Fakta Klenteng Dewi Kwan Im di Palembang: Sudah Berdiri Sejak 1773
Klenteng di Seberang Ulu Palembang ini ramai saat Imlek
Follow IDN Times untuk mendapatkan informasi terkini. Klik untuk follow WhatsApp Channel & Google News
Perayaan tahun baru Imlek bagi warga keturunan Tionghoa di Tanah Air menjadi momen istimewa. Sebagian dari mereka memilih berdoa dan memanjatkan rasa syukur saat beribadah di sejumlah klenteng.
Termasuk di Palembang, masyarakat etnis Tionghoa di Bumi Sriwijaya banyak berkunjung di salah satu klenteng tertua.

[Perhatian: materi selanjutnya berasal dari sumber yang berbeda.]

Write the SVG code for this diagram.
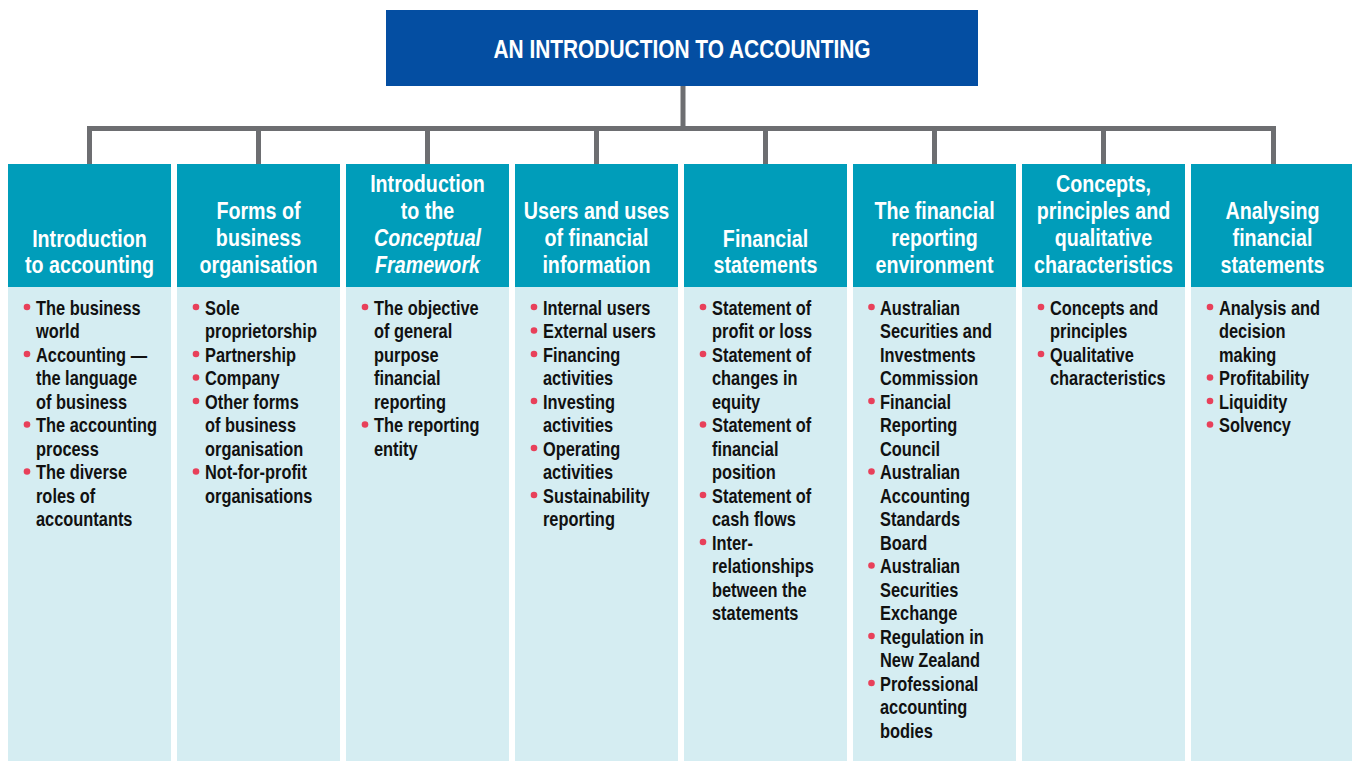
<svg xmlns="http://www.w3.org/2000/svg" width="1352" height="761" viewBox="0 0 1352 761">
  <style>
    .title-box { fill: #044ea2; }
    .title { fill: #ffffff; font-family: "Liberation Sans", Arial, sans-serif; font-weight: bold; font-size: 25.5px; text-anchor: middle; }
    .head { fill: #009dba; }
    .body { fill: #d5edf2; }
    .htext { fill: #ffffff; font-family: "Liberation Sans", Arial, sans-serif; font-weight: bold; font-size: 24px; text-anchor: middle; }
    .btext { fill: #111111; font-family: "Liberation Sans", Arial, sans-serif; font-weight: bold; font-size: 20px; }
    .bullet { fill: #e8405a; }
    .conn { fill: none; stroke: #6d6e71; stroke-width: 5; stroke-linejoin: miter; stroke-linecap: butt; }
  </style>

  <!-- connectors -->
  <g id="connectors">
    <path class="conn" d="M683,86 V128.5"/>
    <path class="conn" d="M89.5,164 V128.5 H1273.5 V164"/>
    <path class="conn" d="M258.5,128.5 V164 M427.5,128.5 V164 M596.5,128.5 V164 M765.5,128.5 V164 M934.5,128.5 V164 M1103.5,128.5 V164"/>
  </g>

  <g id="root">
    <rect class="title-box" x="386" y="10" width="592" height="76"/>
    <g transform="translate(682,0) scale(0.82,1)">
      <text class="title" x="0" y="58">AN INTRODUCTION TO ACCOUNTING</text>
    </g>
  </g>

  <!-- column 1 -->
  <g id="col-introduction">
    <rect class="head" x="8" y="164" width="163" height="123"/>
    <rect class="body" x="8" y="287" width="163" height="474"/>
    <g transform="translate(89.5,0) scale(0.82,1)">
      <text class="htext" y="247"><tspan x="0">Introduction</tspan><tspan x="0" dy="26.5">to accounting</tspan></text>
    </g>
    <circle class="bullet" cx="27" cy="307" r="3.3"/>
    <circle class="bullet" cx="27" cy="354" r="3.3"/>
    <circle class="bullet" cx="27" cy="424.5" r="3.3"/>
    <circle class="bullet" cx="27" cy="471.5" r="3.3"/>
    <g transform="translate(36,0) scale(0.82,1)">
      <text class="btext" y="315">
        <tspan x="0">The business</tspan><tspan x="0" dy="23.5">world</tspan>
        <tspan x="0" dy="23.5">Accounting —</tspan><tspan x="0" dy="23.5">the language</tspan><tspan x="0" dy="23.5">of business</tspan>
        <tspan x="0" dy="23.5">The accounting</tspan><tspan x="0" dy="23.5">process</tspan>
        <tspan x="0" dy="23.5">The diverse</tspan><tspan x="0" dy="23.5">roles of</tspan><tspan x="0" dy="23.5">accountants</tspan>
      </text>
    </g>
  </g>

  <!-- column 2 -->
  <g id="col-forms">
    <rect class="head" x="177" y="164" width="163" height="123"/>
    <rect class="body" x="177" y="287" width="163" height="474"/>
    <g transform="translate(258.5,0) scale(0.82,1)">
      <text class="htext" y="219.5"><tspan x="0">Forms of</tspan><tspan x="0" dy="27">business</tspan><tspan x="0" dy="26.5">organisation</tspan></text>
    </g>
    <circle class="bullet" cx="196" cy="307" r="3.3"/>
    <circle class="bullet" cx="196" cy="354" r="3.3"/>
    <circle class="bullet" cx="196" cy="377.5" r="3.3"/>
    <circle class="bullet" cx="196" cy="401" r="3.3"/>
    <circle class="bullet" cx="196" cy="471.5" r="3.3"/>
    <g transform="translate(205,0) scale(0.82,1)">
      <text class="btext" y="315">
        <tspan x="0">Sole</tspan><tspan x="0" dy="23.5">proprietorship</tspan>
        <tspan x="0" dy="23.5">Partnership</tspan>
        <tspan x="0" dy="23.5">Company</tspan>
        <tspan x="0" dy="23.5">Other forms</tspan><tspan x="0" dy="23.5">of business</tspan><tspan x="0" dy="23.5">organisation</tspan>
        <tspan x="0" dy="23.5">Not-for-profit</tspan><tspan x="0" dy="23.5">organisations</tspan>
      </text>
    </g>
  </g>

  <!-- column 3 -->
  <g id="col-framework">
    <rect class="head" x="346" y="164" width="163" height="123"/>
    <rect class="body" x="346" y="287" width="163" height="474"/>
    <g transform="translate(427.5,0) scale(0.82,1)">
      <text class="htext" y="192.5"><tspan x="0">Introduction</tspan><tspan x="0" dy="27">to the</tspan><tspan x="0" dy="27" font-style="italic">Conceptual</tspan><tspan x="0" dy="26.5" font-style="italic">Framework</tspan></text>
    </g>
    <circle class="bullet" cx="365" cy="307" r="3.3"/>
    <circle class="bullet" cx="365" cy="424.5" r="3.3"/>
    <g transform="translate(374,0) scale(0.82,1)">
      <text class="btext" y="315">
        <tspan x="0">The objective</tspan><tspan x="0" dy="23.5">of general</tspan><tspan x="0" dy="23.5">purpose</tspan><tspan x="0" dy="23.5">financial</tspan><tspan x="0" dy="23.5">reporting</tspan>
        <tspan x="0" dy="23.5">The reporting</tspan><tspan x="0" dy="23.5">entity</tspan>
      </text>
    </g>
  </g>

  <!-- column 4 -->
  <g id="col-users">
    <rect class="head" x="515" y="164" width="163" height="123"/>
    <rect class="body" x="515" y="287" width="163" height="474"/>
    <g transform="translate(596.5,0) scale(0.82,1)">
      <text class="htext" y="219.5"><tspan x="0">Users and uses</tspan><tspan x="0" dy="27">of financial</tspan><tspan x="0" dy="26.5">information</tspan></text>
    </g>
    <circle class="bullet" cx="534" cy="307" r="3.3"/>
    <circle class="bullet" cx="534" cy="330.5" r="3.3"/>
    <circle class="bullet" cx="534" cy="354" r="3.3"/>
    <circle class="bullet" cx="534" cy="401" r="3.3"/>
    <circle class="bullet" cx="534" cy="448" r="3.3"/>
    <circle class="bullet" cx="534" cy="495" r="3.3"/>
    <g transform="translate(543,0) scale(0.82,1)">
      <text class="btext" y="315">
        <tspan x="0">Internal users</tspan>
        <tspan x="0" dy="23.5">External users</tspan>
        <tspan x="0" dy="23.5">Financing</tspan><tspan x="0" dy="23.5">activities</tspan>
        <tspan x="0" dy="23.5">Investing</tspan><tspan x="0" dy="23.5">activities</tspan>
        <tspan x="0" dy="23.5">Operating</tspan><tspan x="0" dy="23.5">activities</tspan>
        <tspan x="0" dy="23.5">Sustainability</tspan><tspan x="0" dy="23.5">reporting</tspan>
      </text>
    </g>
  </g>

  <!-- column 5 -->
  <g id="col-statements">
    <rect class="head" x="684" y="164" width="163" height="123"/>
    <rect class="body" x="684" y="287" width="163" height="474"/>
    <g transform="translate(765.5,0) scale(0.82,1)">
      <text class="htext" y="247"><tspan x="0">Financial</tspan><tspan x="0" dy="26.5">statements</tspan></text>
    </g>
    <circle class="bullet" cx="703" cy="307" r="3.3"/>
    <circle class="bullet" cx="703" cy="354" r="3.3"/>
    <circle class="bullet" cx="703" cy="424.5" r="3.3"/>
    <circle class="bullet" cx="703" cy="495" r="3.3"/>
    <circle class="bullet" cx="703" cy="542" r="3.3"/>
    <g transform="translate(712,0) scale(0.82,1)">
      <text class="btext" y="315">
        <tspan x="0">Statement of</tspan><tspan x="0" dy="23.5">profit or loss</tspan>
        <tspan x="0" dy="23.5">Statement of</tspan><tspan x="0" dy="23.5">changes in</tspan><tspan x="0" dy="23.5">equity</tspan>
        <tspan x="0" dy="23.5">Statement of</tspan><tspan x="0" dy="23.5">financial</tspan><tspan x="0" dy="23.5">position</tspan>
        <tspan x="0" dy="23.5">Statement of</tspan><tspan x="0" dy="23.5">cash flows</tspan>
        <tspan x="0" dy="23.5">Inter-</tspan><tspan x="0" dy="23.5">relationships</tspan><tspan x="0" dy="23.5">between the</tspan><tspan x="0" dy="23.5">statements</tspan>
      </text>
    </g>
  </g>

  <!-- column 6 -->
  <g id="col-environment">
    <rect class="head" x="853" y="164" width="163" height="123"/>
    <rect class="body" x="853" y="287" width="163" height="474"/>
    <g transform="translate(934.5,0) scale(0.82,1)">
      <text class="htext" y="219.5"><tspan x="0">The financial</tspan><tspan x="0" dy="27">reporting</tspan><tspan x="0" dy="26.5">environment</tspan></text>
    </g>
    <circle class="bullet" cx="871.5" cy="307" r="3.3"/>
    <circle class="bullet" cx="871.5" cy="401" r="3.3"/>
    <circle class="bullet" cx="871.5" cy="471.5" r="3.3"/>
    <circle class="bullet" cx="871.5" cy="565.5" r="3.3"/>
    <circle class="bullet" cx="871.5" cy="636" r="3.3"/>
    <circle class="bullet" cx="871.5" cy="683" r="3.3"/>
    <g transform="translate(880,0) scale(0.82,1)">
      <text class="btext" y="315">
        <tspan x="0">Australian</tspan><tspan x="0" dy="23.5">Securities and</tspan><tspan x="0" dy="23.5">Investments</tspan><tspan x="0" dy="23.5">Commission</tspan>
        <tspan x="0" dy="23.5">Financial</tspan><tspan x="0" dy="23.5">Reporting</tspan><tspan x="0" dy="23.5">Council</tspan>
        <tspan x="0" dy="23.5">Australian</tspan><tspan x="0" dy="23.5">Accounting</tspan><tspan x="0" dy="23.5">Standards</tspan><tspan x="0" dy="23.5">Board</tspan>
        <tspan x="0" dy="23.5">Australian</tspan><tspan x="0" dy="23.5">Securities</tspan><tspan x="0" dy="23.5">Exchange</tspan>
        <tspan x="0" dy="23.5">Regulation in</tspan><tspan x="0" dy="23.5">New Zealand</tspan>
        <tspan x="0" dy="23.5">Professional</tspan><tspan x="0" dy="23.5">accounting</tspan><tspan x="0" dy="23.5">bodies</tspan>
      </text>
    </g>
  </g>

  <!-- column 7 -->
  <g id="col-concepts">
    <rect class="head" x="1022" y="164" width="163" height="123"/>
    <rect class="body" x="1022" y="287" width="163" height="474"/>
    <g transform="translate(1103.5,0) scale(0.82,1)">
      <text class="htext" y="192.5"><tspan x="0">Concepts,</tspan><tspan x="0" dy="27">principles and</tspan><tspan x="0" dy="27">qualitative</tspan><tspan x="0" dy="26.5">characteristics</tspan></text>
    </g>
    <circle class="bullet" cx="1041" cy="307" r="3.3"/>
    <circle class="bullet" cx="1041" cy="354" r="3.3"/>
    <g transform="translate(1050,0) scale(0.82,1)">
      <text class="btext" y="315">
        <tspan x="0">Concepts and</tspan><tspan x="0" dy="23.5">principles</tspan>
        <tspan x="0" dy="23.5">Qualitative</tspan><tspan x="0" dy="23.5">characteristics</tspan>
      </text>
    </g>
  </g>

  <!-- column 8 -->
  <g id="col-analysing">
    <rect class="head" x="1191" y="164" width="163" height="123"/>
    <rect class="body" x="1191" y="287" width="163" height="474"/>
    <g transform="translate(1272.5,0) scale(0.82,1)">
      <text class="htext" y="219.5"><tspan x="0">Analysing</tspan><tspan x="0" dy="27">financial</tspan><tspan x="0" dy="26.5">statements</tspan></text>
    </g>
    <circle class="bullet" cx="1210" cy="307" r="3.3"/>
    <circle class="bullet" cx="1210" cy="377.5" r="3.3"/>
    <circle class="bullet" cx="1210" cy="401" r="3.3"/>
    <circle class="bullet" cx="1210" cy="424.5" r="3.3"/>
    <g transform="translate(1219,0) scale(0.82,1)">
      <text class="btext" y="315">
        <tspan x="0">Analysis and</tspan><tspan x="0" dy="23.5">decision</tspan><tspan x="0" dy="23.5">making</tspan>
        <tspan x="0" dy="23.5">Profitability</tspan>
        <tspan x="0" dy="23.5">Liquidity</tspan>
        <tspan x="0" dy="23.5">Solvency</tspan>
      </text>
    </g>
  </g>
</svg>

Klenteng Candra Nadi Soei Goeat Kiong Palembang atau lebih dikenal dengan Klenteng Dewi Kwan Im.
Terletak tak jauh di bawah Jembatan Ampera, tepatnya di kawasan 9/10 Ulu Palembang, klenteng berdiri kokoh sejak 1773 pada masa Kesultanan Palembang Darussalam dan Kolonial Belanda. Salah satu lokasi bingen di Sumatra Selatan (Sumsel), berikut fakta-fakta Klenteng Dewi Kwan Im yang harus kalian ketahui.

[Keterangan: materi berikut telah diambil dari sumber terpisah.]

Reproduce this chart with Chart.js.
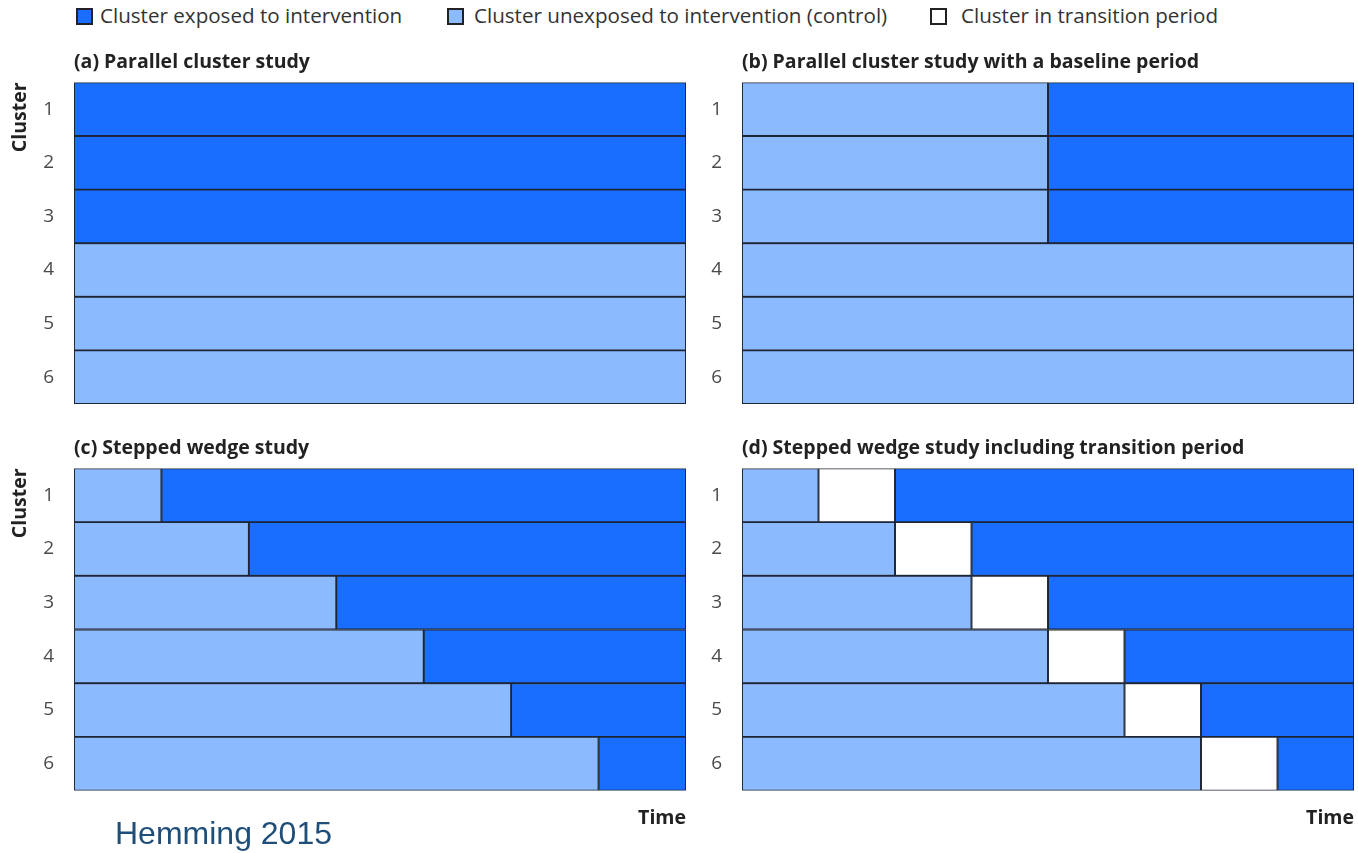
<!DOCTYPE html>
<html>
<head>
<meta charset="utf-8">
<script src="https://cdn.jsdelivr.net/npm/chart.js@4.4.1/dist/chart.umd.min.js"></script>
<style>
  html, body { margin: 0; padding: 0; background: #fff; }
  #page { position: relative; width: 1358px; height: 853px; overflow: hidden; }
  .panel { position: absolute; }
  .legend-item { position: absolute; top: 2px; font-family: "Open Sans", sans-serif; font-size: 20.6px; color: #333; white-space: nowrap; line-height: 26px; }
  .swatch { position: absolute; top: 6px; width: 13px; height: 13px; border: 2px solid #222; }
  #source { position: absolute; left: 115px; top: 817px; font-family: "Liberation Sans", Arial, sans-serif; font-size: 32px; line-height: 32px; color: #1f4e79; z-index: 5; }
</style>
</head>
<body>
<div id="page">
  <div class="legend-item" style="left:100px"><span class="swatch" style="left:-24px;background:#1a6eff"></span>Cluster exposed to intervention</div>
  <div class="legend-item" style="left:474px"><span class="swatch" style="left:-27px;background:#8cbaff"></span>Cluster unexposed to intervention (control)</div>
  <div class="legend-item" style="left:961px"><span class="swatch" style="left:-31px;background:#fff"></span>Cluster in transition period</div>

  <div class="panel" style="left:0;top:41px;width:700px;height:389px"><canvas id="chartA"></canvas></div>
  <div class="panel" style="left:700px;top:41px;width:658px;height:389px"><canvas id="chartB"></canvas></div>
  <div class="panel" style="left:0;top:426px;width:700px;height:407px"><canvas id="chartC"></canvas></div>
  <div class="panel" style="left:700px;top:426px;width:658px;height:407px"><canvas id="chartD"></canvas></div>

  <div id="source">Hemming 2015</div>
</div>

<script>
// clusters (rows) and period lengths for each design
const clusters = ['1', '2', '3', '4', '5', '6'];

// (a) parallel: one period
const aControl  = [0, 0, 0, 1, 1, 1];
const aExposed  = [1, 1, 1, 0, 0, 0];
// (b) parallel with baseline: two periods
const bControl  = [1, 1, 1, 2, 2, 2];
const bExposed  = [1, 1, 1, 0, 0, 0];
// (c) stepped wedge: seven periods
const cControl  = [1, 2, 3, 4, 5, 6];
const cExposed  = [6, 5, 4, 3, 2, 1];
// (d) stepped wedge with transition: eight periods
const dControl    = [1, 2, 3, 4, 5, 6];
const dTransition = [1, 1, 1, 1, 1, 1];
const dExposed    = [6, 5, 4, 3, 2, 1];

const EXPOSED = '#1a6eff';
const CONTROL = '#8cbaff';
const TRANSITION = '#ffffff';
const EDGE = '#1e2634';
const BOLD = { family: 'Open Sans', size: 19.5, weight: 'bold' };

function barSet(label, data, color) {
  return {
    label: label,
    data: data,
    backgroundColor: color,
    borderColor: EDGE,
    borderWidth: 1.3,
    borderSkipped: false,
    barPercentage: 1,
    categoryPercentage: 1
  };
}

function makePanel(id, opts) {
  new Chart(document.getElementById(id), {
    type: 'bar',
    data: { labels: clusters, datasets: opts.datasets },
    options: {
      indexAxis: 'y',
      responsive: true,
      maintainAspectRatio: false,
      animation: false,
      layout: { padding: { right: opts.padRight, bottom: opts.showTime ? 0 : 26 } },
      plugins: {
        legend: { display: false },
        tooltip: { enabled: false },
        title: {
          display: true,
          text: opts.title,
          align: 'start',
          fullSize: false,
          color: '#222',
          font: BOLD,
          padding: { top: opts.showTime ? 11 : 10, bottom: 8 }
        }
      },
      scales: {
        x: {
          stacked: true,
          min: 0,
          max: opts.periods,
          display: opts.showTime,
          grid: { display: false },
          border: { display: false },
          ticks: { display: false },
          title: {
            display: true,
            text: 'Time',
            align: 'end',
            color: '#222',
            font: BOLD,
            padding: { top: 8, bottom: 3 }
          }
        },
        y: {
          stacked: true,
          grid: { display: false },
          border: { display: false },
          ticks: {
            color: '#4a4a4a',
            padding: 12,
            font: { family: 'Open Sans', size: 19 }
          },
          title: {
            display: opts.showCluster,
            text: 'Cluster',
            align: 'end',
            color: '#222',
            font: BOLD,
            padding: { top: 9, bottom: 0 }
          },
          afterFit: function(scale) {
            scale.width = opts.axisWidth;
          }
        }
      }
    }
  });
}

makePanel('chartA', {
  title: '(a) Parallel cluster study',
  periods: 1, showTime: false, showCluster: true, axisWidth: 74, padRight: 14,
  datasets: [
    barSet('Cluster unexposed to intervention (control)', aControl, CONTROL),
    barSet('Cluster exposed to intervention', aExposed, EXPOSED)
  ]
});

makePanel('chartB', {
  title: '(b) Parallel cluster study with a baseline period',
  periods: 2, showTime: false, showCluster: false, axisWidth: 42, padRight: 4,
  datasets: [
    barSet('Cluster unexposed to intervention (control)', bControl, CONTROL),
    barSet('Cluster exposed to intervention', bExposed, EXPOSED)
  ]
});

makePanel('chartC', {
  title: '(c) Stepped wedge study',
  periods: 7, showTime: true, showCluster: true, axisWidth: 74, padRight: 14,
  datasets: [
    barSet('Cluster unexposed to intervention (control)', cControl, CONTROL),
    barSet('Cluster exposed to intervention', cExposed, EXPOSED)
  ]
});

makePanel('chartD', {
  title: '(d) Stepped wedge study including transition period',
  periods: 8, showTime: true, showCluster: false, axisWidth: 42, padRight: 4,
  datasets: [
    barSet('Cluster unexposed to intervention (control)', dControl, CONTROL),
    barSet('Cluster in transition period', dTransition, TRANSITION),
    barSet('Cluster exposed to intervention', dExposed, EXPOSED)
  ]
});
</script>
</body>
</html>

Baca Juga: Palembang Bikin Akses Jalur Darat ke Pulau Kemaro
1. Klenteng tidak mengizinkan sesaji darah babi
Biasanya di malam perayaan Imlek, warga keturunan Tionghoa memiliki tradisi menyiapkan sesajian bagi para leluhur. Namun di Klenteng Dewi Kwan Im ada hal berbeda yang dilakukan. Yakni, klenteng tidak menyajikan atau tidak mengizinkan sesaji darah babi dan anjing.
Hal tersebut dipengaruhi karena adanya kisah warga Tionghoa yang menikah dengan umat muslim berkaitan dengan sejarah Pulau Kemaro dan Kampung Kapitan. Selaras legenda putri Palembang, Siti Fatimah yang merupakan seorang muslim, menjadi istri seorang Pangeran Cina bernama Tan Bon An.
"Sehingga untuk menghormati leluhur mereka yang muslim tidak dibolehkan untuk memakai darah binatang yang diharamkan di agama Islam," ujar Tjik Harun, salah satu pengurus Klenteng Dewi Kwan Im Palembang.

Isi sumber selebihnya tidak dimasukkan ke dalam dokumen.